State-of-the-art seismic acquisition, processing
and interpretation techniques continue to be keys that unlock the
treasure for Forest Oil in South Africa.
Forest recently shot a 712-square-kilometer 3-D survey
offsetting its original 3-D coverage there. The firm is going through
much of the same process with the new data and will follow up with
an exploration drilling campaign, according to Forest's international
chief geophysicist, Tim Berge.
"We are planning on applying for a mining license
that will include the footprint of the two 3-D surveys and a little
padding around them, which will include the Ibhubesi Field development,"
Berge said.
"This field is by no means defined — when we go
back and map our 2-D dataset we see quite a number of anomalies
throughout the Orange River Delta," he said.
The company thinks this is a large regional stratigraphic
accumulation, and every one of these little meanders could be considered
its own field.
"We think there is potential for an eventual upside
of 48 trillion cubic feet of gas in the entire delta off South Africa
and Namibia in the Albian-Aptian and Kudu formations, and in a deepwater
structural play," he said.
On the Namibia side of the delta there is a large
field discovered years ago by Shell that's been a stranded gas resource
for some time. The field's estimated reserves of 1.2 trillion cubic
feet of gas from the Kudu Formation is a strong indication of the
Kudu's productive potential, according to Berge.
In addition, Forest has already shot a 1,000-square-kilometer
deepwater 3-D survey that covers a big structural lead at the shelf-slope
break.
"We can see big growth faults in great rollover structures,"

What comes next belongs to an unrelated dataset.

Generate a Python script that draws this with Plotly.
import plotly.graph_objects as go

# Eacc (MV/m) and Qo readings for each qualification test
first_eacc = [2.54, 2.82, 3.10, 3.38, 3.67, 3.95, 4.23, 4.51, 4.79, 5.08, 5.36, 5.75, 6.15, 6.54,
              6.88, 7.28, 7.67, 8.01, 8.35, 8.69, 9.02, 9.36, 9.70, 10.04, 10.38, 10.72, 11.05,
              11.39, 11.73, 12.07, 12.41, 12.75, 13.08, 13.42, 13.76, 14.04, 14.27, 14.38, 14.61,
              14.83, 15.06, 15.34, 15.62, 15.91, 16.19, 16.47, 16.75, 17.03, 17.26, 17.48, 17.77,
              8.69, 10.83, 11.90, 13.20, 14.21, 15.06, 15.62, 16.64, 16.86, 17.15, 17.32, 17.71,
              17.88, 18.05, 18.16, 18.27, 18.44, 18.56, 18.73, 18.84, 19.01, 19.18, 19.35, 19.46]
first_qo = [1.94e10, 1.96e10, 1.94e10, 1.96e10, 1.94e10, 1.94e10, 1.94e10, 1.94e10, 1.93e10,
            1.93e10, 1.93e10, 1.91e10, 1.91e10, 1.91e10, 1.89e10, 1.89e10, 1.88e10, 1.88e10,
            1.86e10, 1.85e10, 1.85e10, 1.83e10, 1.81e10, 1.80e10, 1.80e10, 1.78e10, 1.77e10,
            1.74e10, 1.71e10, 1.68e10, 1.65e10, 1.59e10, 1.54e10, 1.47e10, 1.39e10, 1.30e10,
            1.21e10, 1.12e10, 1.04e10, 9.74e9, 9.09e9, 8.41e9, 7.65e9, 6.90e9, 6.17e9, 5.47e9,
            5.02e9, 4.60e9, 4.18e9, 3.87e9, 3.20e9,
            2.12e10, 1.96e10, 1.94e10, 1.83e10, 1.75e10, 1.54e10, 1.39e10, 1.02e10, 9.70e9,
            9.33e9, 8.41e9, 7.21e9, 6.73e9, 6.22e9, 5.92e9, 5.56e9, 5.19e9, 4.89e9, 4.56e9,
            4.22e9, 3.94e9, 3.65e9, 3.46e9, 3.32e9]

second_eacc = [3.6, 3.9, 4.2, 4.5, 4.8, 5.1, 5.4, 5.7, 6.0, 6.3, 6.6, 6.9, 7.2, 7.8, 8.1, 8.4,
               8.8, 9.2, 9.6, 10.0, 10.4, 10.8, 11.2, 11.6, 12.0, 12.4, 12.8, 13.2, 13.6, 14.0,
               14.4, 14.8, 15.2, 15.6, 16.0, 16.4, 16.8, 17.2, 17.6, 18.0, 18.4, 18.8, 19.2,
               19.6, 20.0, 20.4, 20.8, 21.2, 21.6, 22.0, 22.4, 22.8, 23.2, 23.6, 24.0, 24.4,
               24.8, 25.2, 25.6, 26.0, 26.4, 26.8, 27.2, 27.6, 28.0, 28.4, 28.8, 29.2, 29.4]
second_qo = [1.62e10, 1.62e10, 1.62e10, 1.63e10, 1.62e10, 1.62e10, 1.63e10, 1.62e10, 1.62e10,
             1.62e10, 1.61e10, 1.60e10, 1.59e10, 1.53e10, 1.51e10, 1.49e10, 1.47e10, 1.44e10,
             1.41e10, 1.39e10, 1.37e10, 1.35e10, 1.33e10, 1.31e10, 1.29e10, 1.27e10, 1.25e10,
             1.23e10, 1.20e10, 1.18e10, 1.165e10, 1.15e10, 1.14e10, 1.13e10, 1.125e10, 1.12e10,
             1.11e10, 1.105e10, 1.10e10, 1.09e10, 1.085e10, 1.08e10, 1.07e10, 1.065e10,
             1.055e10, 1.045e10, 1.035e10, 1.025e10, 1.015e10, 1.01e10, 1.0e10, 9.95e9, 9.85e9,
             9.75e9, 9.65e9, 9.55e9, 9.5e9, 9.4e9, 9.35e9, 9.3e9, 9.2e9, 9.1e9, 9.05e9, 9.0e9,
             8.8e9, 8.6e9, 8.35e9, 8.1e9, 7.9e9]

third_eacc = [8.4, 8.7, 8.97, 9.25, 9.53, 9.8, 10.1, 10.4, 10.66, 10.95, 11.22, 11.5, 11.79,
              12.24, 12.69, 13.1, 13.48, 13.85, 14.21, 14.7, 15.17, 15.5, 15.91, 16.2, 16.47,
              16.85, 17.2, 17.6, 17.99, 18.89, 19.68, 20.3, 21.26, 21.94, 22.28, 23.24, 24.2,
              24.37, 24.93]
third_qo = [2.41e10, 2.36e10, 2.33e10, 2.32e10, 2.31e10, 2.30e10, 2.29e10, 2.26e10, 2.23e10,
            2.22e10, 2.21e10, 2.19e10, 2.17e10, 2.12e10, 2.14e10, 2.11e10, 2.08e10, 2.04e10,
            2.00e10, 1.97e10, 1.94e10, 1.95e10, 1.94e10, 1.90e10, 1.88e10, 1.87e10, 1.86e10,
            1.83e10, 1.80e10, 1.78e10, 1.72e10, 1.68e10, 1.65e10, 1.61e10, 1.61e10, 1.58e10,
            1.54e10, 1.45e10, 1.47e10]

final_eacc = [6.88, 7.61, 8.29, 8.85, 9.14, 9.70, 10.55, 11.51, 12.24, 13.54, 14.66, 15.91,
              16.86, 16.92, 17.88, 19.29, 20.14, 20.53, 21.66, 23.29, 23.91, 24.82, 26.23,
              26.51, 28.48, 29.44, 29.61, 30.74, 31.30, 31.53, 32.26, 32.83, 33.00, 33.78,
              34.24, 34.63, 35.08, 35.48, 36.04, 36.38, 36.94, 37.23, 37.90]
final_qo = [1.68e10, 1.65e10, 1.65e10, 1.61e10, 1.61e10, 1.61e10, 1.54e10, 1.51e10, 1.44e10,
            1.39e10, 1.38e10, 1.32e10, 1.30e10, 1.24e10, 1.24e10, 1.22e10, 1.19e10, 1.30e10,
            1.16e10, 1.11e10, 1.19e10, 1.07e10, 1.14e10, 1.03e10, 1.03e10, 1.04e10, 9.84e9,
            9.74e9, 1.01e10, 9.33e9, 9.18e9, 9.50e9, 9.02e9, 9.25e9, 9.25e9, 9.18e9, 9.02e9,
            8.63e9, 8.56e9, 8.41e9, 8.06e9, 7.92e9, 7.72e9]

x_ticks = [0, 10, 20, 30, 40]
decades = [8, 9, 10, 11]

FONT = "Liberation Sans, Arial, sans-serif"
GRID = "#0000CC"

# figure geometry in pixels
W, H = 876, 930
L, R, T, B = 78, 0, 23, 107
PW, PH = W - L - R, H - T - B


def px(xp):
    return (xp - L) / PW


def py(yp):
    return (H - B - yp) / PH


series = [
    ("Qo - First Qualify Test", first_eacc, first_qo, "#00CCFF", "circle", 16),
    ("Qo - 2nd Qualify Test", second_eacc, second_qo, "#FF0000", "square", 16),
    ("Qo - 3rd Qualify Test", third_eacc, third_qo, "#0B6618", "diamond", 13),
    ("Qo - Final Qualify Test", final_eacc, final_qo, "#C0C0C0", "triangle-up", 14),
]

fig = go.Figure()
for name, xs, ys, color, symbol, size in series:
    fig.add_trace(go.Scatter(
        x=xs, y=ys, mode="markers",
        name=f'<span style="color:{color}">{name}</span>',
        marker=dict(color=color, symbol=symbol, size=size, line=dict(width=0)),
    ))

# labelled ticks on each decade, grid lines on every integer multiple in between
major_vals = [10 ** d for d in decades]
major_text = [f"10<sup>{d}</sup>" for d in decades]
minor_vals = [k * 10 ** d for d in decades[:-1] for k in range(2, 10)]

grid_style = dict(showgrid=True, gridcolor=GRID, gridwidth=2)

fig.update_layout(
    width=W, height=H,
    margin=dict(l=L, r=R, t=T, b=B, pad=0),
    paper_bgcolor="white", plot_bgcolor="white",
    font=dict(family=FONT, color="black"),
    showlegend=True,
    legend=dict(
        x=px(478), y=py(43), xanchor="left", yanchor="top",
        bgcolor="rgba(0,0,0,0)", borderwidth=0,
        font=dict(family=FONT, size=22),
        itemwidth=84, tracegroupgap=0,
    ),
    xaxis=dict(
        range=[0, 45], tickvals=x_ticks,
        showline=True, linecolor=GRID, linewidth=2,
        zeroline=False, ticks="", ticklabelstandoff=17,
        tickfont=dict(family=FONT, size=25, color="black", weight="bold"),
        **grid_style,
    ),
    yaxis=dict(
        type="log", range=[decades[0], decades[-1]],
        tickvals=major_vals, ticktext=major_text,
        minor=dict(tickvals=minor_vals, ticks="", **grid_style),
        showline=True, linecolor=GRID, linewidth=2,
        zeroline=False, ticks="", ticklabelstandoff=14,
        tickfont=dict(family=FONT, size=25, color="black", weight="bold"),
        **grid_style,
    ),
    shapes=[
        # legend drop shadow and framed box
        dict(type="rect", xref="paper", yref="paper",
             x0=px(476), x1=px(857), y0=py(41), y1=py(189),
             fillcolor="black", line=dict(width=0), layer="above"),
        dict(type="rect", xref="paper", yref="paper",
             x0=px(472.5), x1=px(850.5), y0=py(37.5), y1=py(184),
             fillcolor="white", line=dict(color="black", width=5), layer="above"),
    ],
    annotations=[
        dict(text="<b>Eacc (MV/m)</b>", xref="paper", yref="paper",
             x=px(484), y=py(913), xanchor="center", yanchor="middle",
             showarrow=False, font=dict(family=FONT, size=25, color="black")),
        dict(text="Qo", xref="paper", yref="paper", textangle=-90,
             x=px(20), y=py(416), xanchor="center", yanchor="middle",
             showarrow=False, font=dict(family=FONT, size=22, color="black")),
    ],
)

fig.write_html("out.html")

Berge said. "This region is still in the prospect stage — it's
an entirely different play."
Forest has 32,000 square kilometers in two blocks
in a basin that has been virtually unexplored with a documented
hydrocarbon system and multiple plays in multiple reservoirs.
The firm currently is working hard to develop a market
for its gas; with exploration finding costs of about 3.8 cents per
thousand cubic feet of reserves, Forest's Orange Basin acreage will
be increasingly important to the company.